Advanced methodology for maximum torque point tracking of hybrid excitation PMSM for EVs.

This manuscript presents an innovative control strategy for the Hybrid Excitation Permanent Magnet Synchronous Motor (HEPMSM) designed for electric vehicle (EV) applications. The strategy combines Maximum Torque Point Tracking (MTPT) and Maximum Torque Per Ampere (MTPA) techniques to track the ideal torque-speed profile, ensuring maximum torque at low speeds for starting and climbing, and high power at higher speeds for cruising. A novel unidirectional excitation current method is proposed to replace traditional bidirectional field current control, eliminating the risk of permanent magnet demagnetization, reducing copper losses, and increasing efficiency.

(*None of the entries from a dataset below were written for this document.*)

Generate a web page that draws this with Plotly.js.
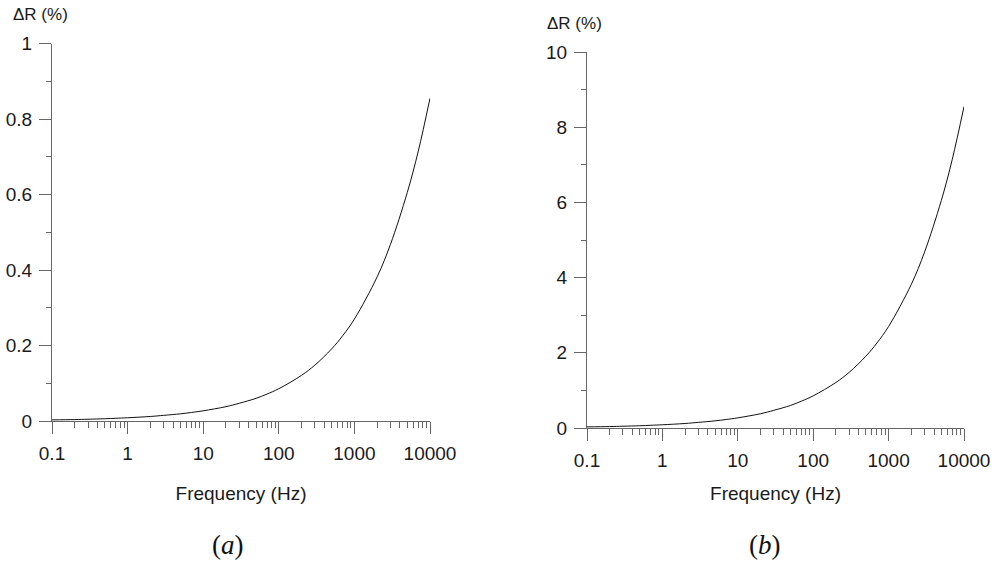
<!DOCTYPE html>
<html>
<head>
<meta charset="utf-8">
<script src="https://cdn.plot.ly/plotly-3.0.1.min.js"></script>
<style>html,body{margin:0;padding:0;background:#fff;}#chart{width:993px;height:561px;}</style>
</head>
<body>
<div id="chart"></div>
<script>
// Frequency (Hz) sample points
const freqA = [0.1, 0.2, 0.3, 0.5, 0.7, 1, 2, 3, 5, 7, 10, 20, 30, 50, 70, 100, 200, 300, 500, 700, 1000, 2000, 3000, 5000, 7000, 10000];
// ΔR (%) panel (a)
const deltaRA = [0.003, 0.0038, 0.0047, 0.006, 0.0072, 0.0086, 0.012, 0.015, 0.019, 0.0226, 0.027, 0.038, 0.047, 0.06, 0.0715, 0.0855, 0.121, 0.148, 0.191, 0.226, 0.27, 0.382, 0.468, 0.605, 0.715, 0.855];
const freqB = [0.1, 0.2, 0.3, 0.5, 0.7, 1, 2, 3, 5, 7, 10, 20, 30, 50, 70, 100, 200, 300, 500, 700, 1000, 2000, 3000, 5000, 7000, 10000];
// ΔR (%) panel (b)
const deltaRB = [0.03, 0.038, 0.047, 0.06, 0.072, 0.086, 0.12, 0.15, 0.19, 0.226, 0.27, 0.38, 0.47, 0.6, 0.715, 0.855, 1.21, 1.48, 1.91, 2.26, 2.7, 3.82, 4.68, 6.05, 7.15, 8.55];

const xTickVals = [0.1, 1, 10, 100, 1000, 10000];
const xTickText = ['0.1', '1', '10', '100', '1000', '10000'];
const yTicksA = [0, 0.2, 0.4, 0.6, 0.8, 1];
const yTicksB = [0, 2, 4, 6, 8, 10];

const minorX = [];
for (let d = -1; d < 4; d++) {
  for (let k = 2; k <= 9; k++) minorX.push(k * Math.pow(10, d));
}

const sans = 'Liberation Sans, Arial, sans-serif';
const tickFont = {family: sans, size: 19, color: '#1a1a1a'};
const titleFont = {family: sans, size: 19, color: '#1a1a1a'};
const axisColor = '#666';

function xAxis(domain, anchor, standoff) {
  return {
    type: 'log', range: [-1, 4], domain: domain, anchor: anchor,
    tickmode: 'array', tickvals: xTickVals, ticktext: xTickText,
    ticks: 'outside', ticklen: 12, tickwidth: 1, tickcolor: axisColor,
    showline: true, linecolor: axisColor, linewidth: 1,
    showgrid: false, zeroline: false, tickfont: tickFont, ticklabelstandoff: 3,
    minor: {tickmode: 'array', tickvals: minorX, ticks: 'outside', ticklen: 6, tickwidth: 1, tickcolor: axisColor, showgrid: false},
    title: {text: 'Frequency (Hz)', font: titleFont, standoff: standoff},
    automargin: false, fixedrange: true
  };
}
function yAxis(domain, anchor, range, vals, minorDt) {
  return {
    range: range, domain: domain, anchor: anchor,
    tickmode: 'array', tickvals: vals, ticktext: vals.map(String),
    ticks: 'outside', ticklen: 12, tickwidth: 1, tickcolor: axisColor,
    showline: true, linecolor: axisColor, linewidth: 1,
    showgrid: false, zeroline: false, tickfont: tickFont, ticklabelstandoff: 3,
    minor: {dtick: minorDt, ticks: 'outside', ticklen: 5, tickwidth: 1, tickcolor: axisColor, showgrid: false},
    automargin: false, fixedrange: true
  };
}

const W = 993, H = 561;
const data = [
  {x: freqA, y: deltaRA, xaxis: 'x', yaxis: 'y', mode: 'lines', line: {color: '#111', width: 1, shape: 'spline', smoothing: 1}, hoverinfo: 'skip'},
  {x: freqB, y: deltaRB, xaxis: 'x2', yaxis: 'y2', mode: 'lines', line: {color: '#111', width: 1, shape: 'spline', smoothing: 1}, hoverinfo: 'skip'}
];

const layout = {
  width: W, height: H,
  margin: {l: 0, r: 0, t: 0, b: 0},
  paper_bgcolor: '#fff', plot_bgcolor: '#fff',
  showlegend: false,
  xaxis: xAxis([52 / W, 430 / W], 'y', 23),
  yaxis: yAxis([(H - 421) / H, (H - 43.5) / H], 'x', [0, 1], yTicksA, 0.1),
  xaxis2: xAxis([587 / W, 964 / W], 'y2', 16),
  yaxis2: yAxis([(H - 428) / H, (H - 52) / H], 'x2', [0, 10], yTicksB, 1),
  annotations: [
    {text: 'ΔR (%)', xref: 'paper', yref: 'paper', x: 11 / W, y: 1 - 15 / H, xanchor: 'left', yanchor: 'middle', showarrow: false, font: {family: sans, size: 17, color: '#1a1a1a'}},
    {text: 'ΔR (%)', xref: 'paper', yref: 'paper', x: 545 / W, y: 1 - 23 / H, xanchor: 'left', yanchor: 'middle', showarrow: false, font: {family: sans, size: 17, color: '#1a1a1a'}},
    {text: '(<i>a</i>)', xref: 'paper', yref: 'paper', x: 228 / W, y: 1 - 545 / H, xanchor: 'center', yanchor: 'middle', showarrow: false, font: {family: 'Liberation Serif, Times New Roman, serif', size: 27, color: '#111'}},
    {text: '(<i>b</i>)', xref: 'paper', yref: 'paper', x: 765 / W, y: 1 - 545 / H, xanchor: 'center', yanchor: 'middle', showarrow: false, font: {family: 'Liberation Serif, Times New Roman, serif', size: 27, color: '#111'}}
  ]
};

Plotly.newPlot('chart', data, layout, {staticPlot: true, displayModeBar: false});
</script>
</body>
</html>
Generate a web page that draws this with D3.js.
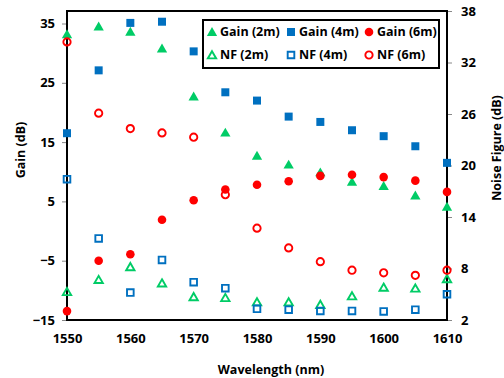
<!DOCTYPE html>
<html>
<head>
<meta charset="utf-8">
<script src="https://d3js.org/d3.v7.min.js"></script>
<style>
  body { margin: 0; background: #fff; }
  text { font-family: "Open Sans", "DejaVu Sans", sans-serif; font-weight: bold; fill: #000; }
</style>
</head>
<body>
<div id="chart"></div>
<script>
var wavelength = [1550, 1555, 1560, 1565, 1570, 1575, 1580, 1585, 1590, 1595, 1600, 1605, 1610];

var gain2m = [33.2, 34.5, 33.6, 30.8, 22.7, 16.6, 12.7, 11.2, 9.9, 8.3, 7.6, 6.0, 4.1];
var gain4m = [16.5, 27.1, 35.1, 35.3, 30.3, 23.4, 22.0, 19.3, 18.4, 17.0, 16.0, 14.3, 11.5];
var gain6m = [-13.5, -5.0, -3.9, 1.9, 5.2, 7.0, 7.8, 8.4, 9.3, 9.5, 9.1, 8.5, 6.6];

var nf2m = [5.3, 6.7, 8.2, 6.3, 4.7, 4.6, 4.1, 4.1, 3.8, 4.8, 5.8, 5.7, 6.8];
var nf4m = [18.4, 11.5, 5.2, 9.0, 6.4, 5.7, 3.3, 3.2, 3.05, 3.05, 3.0, 3.2, 5.0];
var nf6m = [34.4, 26.1, 24.3, 23.8, 23.3, 16.6, 12.7, 10.4, 8.8, 7.8, 7.5, 7.2, 7.8];

var xTicks = [1550, 1560, 1570, 1580, 1590, 1600, 1610];
var gainTicks = [-15, -5, 5, 15, 25, 35];
var nfTicks = [2, 8, 14, 20, 26, 32, 38];

var width = 504, height = 378;
var plotL = 67, plotR = 447, plotT = 11, plotB = 320;

var green = "#00cc66", blue = "#0070c0", red = "#ff0000";

var series = [
  {name: "Gain (2m)", values: gain2m, axis: "L", shape: d3.symbolTriangle, color: green, filled: true},
  {name: "Gain (4m)", values: gain4m, axis: "L", shape: d3.symbolSquare, color: blue, filled: true},
  {name: "Gain (6m)", values: gain6m, axis: "L", shape: d3.symbolCircle, color: red, filled: true},
  {name: "NF (2m)", values: nf2m, axis: "R", shape: d3.symbolTriangle, color: green, filled: false},
  {name: "NF (4m)", values: nf4m, axis: "R", shape: d3.symbolSquare, color: blue, filled: false},
  {name: "NF (6m)", values: nf6m, axis: "R", shape: d3.symbolCircle, color: red, filled: false}
];

function symSize(shape, filled) {
  if (shape === d3.symbolTriangle) return filled ? 46 : 30;
  if (shape === d3.symbolSquare) return filled ? 64 : 44;
  return filled ? 58 : 42;
}

var svg = d3.select("#chart").append("svg")
  .attr("width", width)
  .attr("height", height);

var x = d3.scaleLinear().domain([1550, 1610]).range([plotL, plotR]);
var yL = d3.scaleLinear().domain([-15, 35]).range([plotB, 23.5]);
var yR = d3.scaleLinear().domain([2, 38]).range([plotB, plotT]);

// axes
var axL = svg.append("g").attr("transform", "translate(" + plotL + ",0)")
  .call(d3.axisLeft(yL).tickValues(gainTicks).tickSize(5).tickPadding(7));
var axR = svg.append("g").attr("transform", "translate(" + plotR + ",0)")
  .call(d3.axisRight(yR).tickValues(nfTicks).tickSize(5).tickPadding(9));
var axB = svg.append("g").attr("transform", "translate(0," + plotB + ")")
  .call(d3.axisBottom(x).tickValues(xTicks).tickFormat(d3.format("d")).tickSize(0).tickPadding(14));

[axL, axR, axB].forEach(function(a) {
  a.select(".domain").remove();
  a.selectAll(".tick line").attr("stroke", "#888").attr("stroke-width", 1);
  a.selectAll(".tick text").style("font-size", "13px").style("font-family", "Open Sans").style("font-weight", "bold").attr("fill", "#000");
});

// frame
svg.append("rect")
  .attr("x", plotL).attr("y", plotT)
  .attr("width", plotR - plotL).attr("height", plotB - plotT)
  .attr("fill", "none").attr("stroke", "#000").attr("stroke-width", 2);

// points
series.forEach(function(s) {
  var ys = s.axis === "L" ? yL : yR;
  var sym = d3.symbol().type(s.shape).size(symSize(s.shape, s.filled));
  svg.append("g").selectAll("path")
    .data(s.values)
    .enter().append("path")
    .attr("d", sym)
    .attr("transform", function(d, i) {
      var dy = s.shape === d3.symbolTriangle ? 1 : 0;
      return "translate(" + x(wavelength[i]) + "," + (ys(d) + dy) + ")";
    })
    .attr("fill", s.filled ? s.color : "none")
    .attr("stroke", s.filled ? "none" : s.color)
    .attr("stroke-width", s.filled ? 0 : 1.9);
});

// legend
var lg = svg.append("g");
lg.append("rect")
  .attr("x", 203).attr("y", 20).attr("width", 236).attr("height", 48)
  .attr("fill", "#fff").attr("stroke", "#000").attr("stroke-width", 2);

var legX = [212, 291, 369];
var legY = [32, 55];
series.forEach(function(s, i) {
  var cx = legX[i % 3], cy = legY[Math.floor(i / 3)];
  var dy = s.shape === d3.symbolTriangle ? 1 : 0;
  lg.append("path")
    .attr("d", d3.symbol().type(s.shape).size(symSize(s.shape, s.filled))())
    .attr("transform", "translate(" + cx + "," + (cy + dy) + ")")
    .attr("fill", s.filled ? s.color : "none")
    .attr("stroke", s.filled ? "none" : s.color)
    .attr("stroke-width", s.filled ? 0 : 1.9);
  lg.append("text")
    .attr("x", cx + 8).attr("y", cy)
    .attr("dy", "0.35em")
    .style("font-size", "12.5px")
    .text(s.name);
});

// axis titles
svg.append("text")
  .attr("transform", "translate(21,150) rotate(-90)")
  .attr("text-anchor", "middle").attr("dy", "0.35em")
  .style("font-size", "12.5px")
  .text("Gain (dB)");

svg.append("text")
  .attr("transform", "translate(497,148) rotate(-90)")
  .attr("text-anchor", "middle").attr("dy", "0.35em")
  .style("font-size", "12.5px")
  .text("Noise Figure (dB)");

svg.append("text")
  .attr("x", 271).attr("y", 370)
  .attr("text-anchor", "middle").attr("dy", "0.35em")
  .style("font-size", "12.5px")
  .text("Wavelength (nm)");
</script>
</body>
</html>
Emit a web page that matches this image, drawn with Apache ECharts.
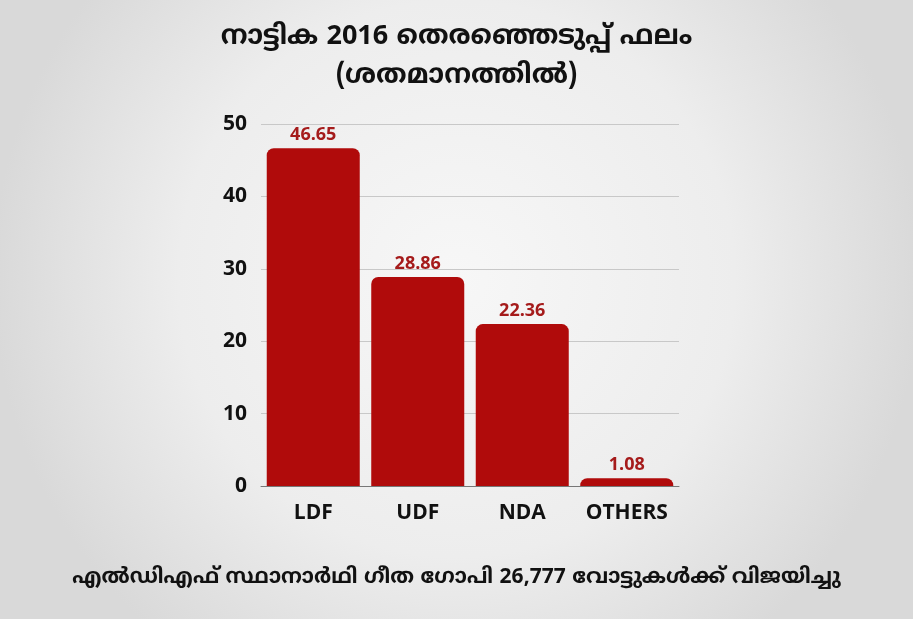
<!DOCTYPE html>
<html>
<head>
<meta charset="utf-8">
<script src="https://cdn.jsdelivr.net/npm/echarts@6/dist/echarts.min.js"></script>
<style>
  html, body { margin: 0; padding: 0; }
  #chart { width: 913px; height: 619px; }
</style>
</head>
<body>
<div id="chart"></div>
<script>
// data
var parties = ['LDF', 'UDF', 'NDA', 'OTHERS'];
var voteShare = [46.65, 28.86, 22.36, 1.08];
var titleLines = ['നാട്ടിക 2016 തെരഞ്ഞെടുപ്പ് ഫലം', '(ശതമാനത്തിൽ)'];
var footerText = 'എൽഡിഎഫ് സ്ഥാനാർഥി ഗീത ഗോപി 26,777 വോട്ടുകൾക്ക് വിജയിച്ചു';

var mlFont = '"Noto Sans Malayalam", "Noto Sans", "Open Sans", sans-serif';
var numFont = '"Open Sans", "Noto Sans", sans-serif';

var myChart = echarts.init(document.getElementById('chart'));
var option = {
  backgroundColor: {
    type: 'radial', x: 0.5, y: 0.45, r: 0.75,
    colorStops: [
      {offset: 0, color: '#f7f7f7'},
      {offset: 0.6, color: '#ededed'},
      {offset: 1, color: '#d9d9d9'}
    ]
  },
  title: [
    {
      text: titleLines.join('\n'),
      left: 'center',
      top: 14,
      textStyle: {
        fontFamily: mlFont, fontSize: 27, fontWeight: 'bold', color: '#111',
        lineHeight: 39
      }
    },
    {
      text: footerText,
      left: 'center',
      top: 563,
      textStyle: {fontFamily: mlFont, fontSize: 21, fontWeight: 'bold', color: '#111'}
    }
  ],
  grid: {left: 261, right: 234, top: 124, bottom: 133},
  xAxis: {
    type: 'category',
    data: parties,
    axisLine: {lineStyle: {color: '#777', width: 1}},
    axisTick: {show: false},
    axisLabel: {
      interval: 0,
      color: '#111', fontFamily: numFont, fontWeight: 'bold', fontSize: 21, margin: 17
    }
  },
  yAxis: {
    type: 'value',
    min: 0, max: 50, interval: 10,
    axisLine: {show: false},
    axisTick: {show: false},
    splitLine: {lineStyle: {color: '#c8c8c8', width: 1}},
    axisLabel: {
      color: '#111', fontFamily: numFont, fontWeight: 'bold', fontSize: 21, margin: 14
    }
  },
  series: [{
    type: 'bar',
    data: voteShare,
    barCategoryGap: '11%',
    itemStyle: {color: '#b00b0b', borderRadius: [7, 7, 0, 0]},
    label: {
      show: true, position: 'top', distance: 4,
      color: '#a51b1b', fontFamily: numFont, fontWeight: 'bold', fontSize: 18
    }
  }]
};
myChart.setOption(option);
</script>
</body>
</html>
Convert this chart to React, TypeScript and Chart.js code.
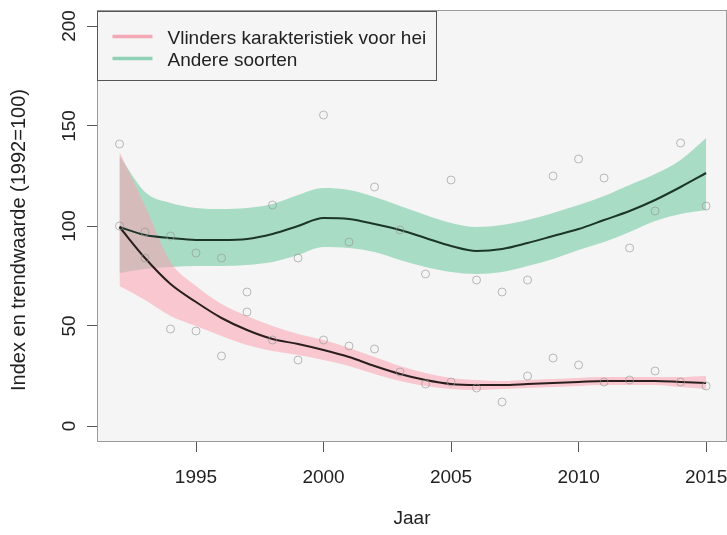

This approach extends the constant power (CP) region by a 4.2:1 ratio. The manuscript also introduces a detailed mathematical model, considering both iron core losses and their impact on the EV profile. Additionally, the Multi-Objective Ant Lion Optimizer (MOALO) algorithm is used in two stages: first to optimize the hybridization ratio (HR) and base speed (N), and second to analyze the effect of varying the hybridization ratio while maintaining constrained output power. The proposed strategy is validated through MATLAB simulations, demonstrating its effectiveness in achieving high acceleration, efficiency, and reliability for EV applications.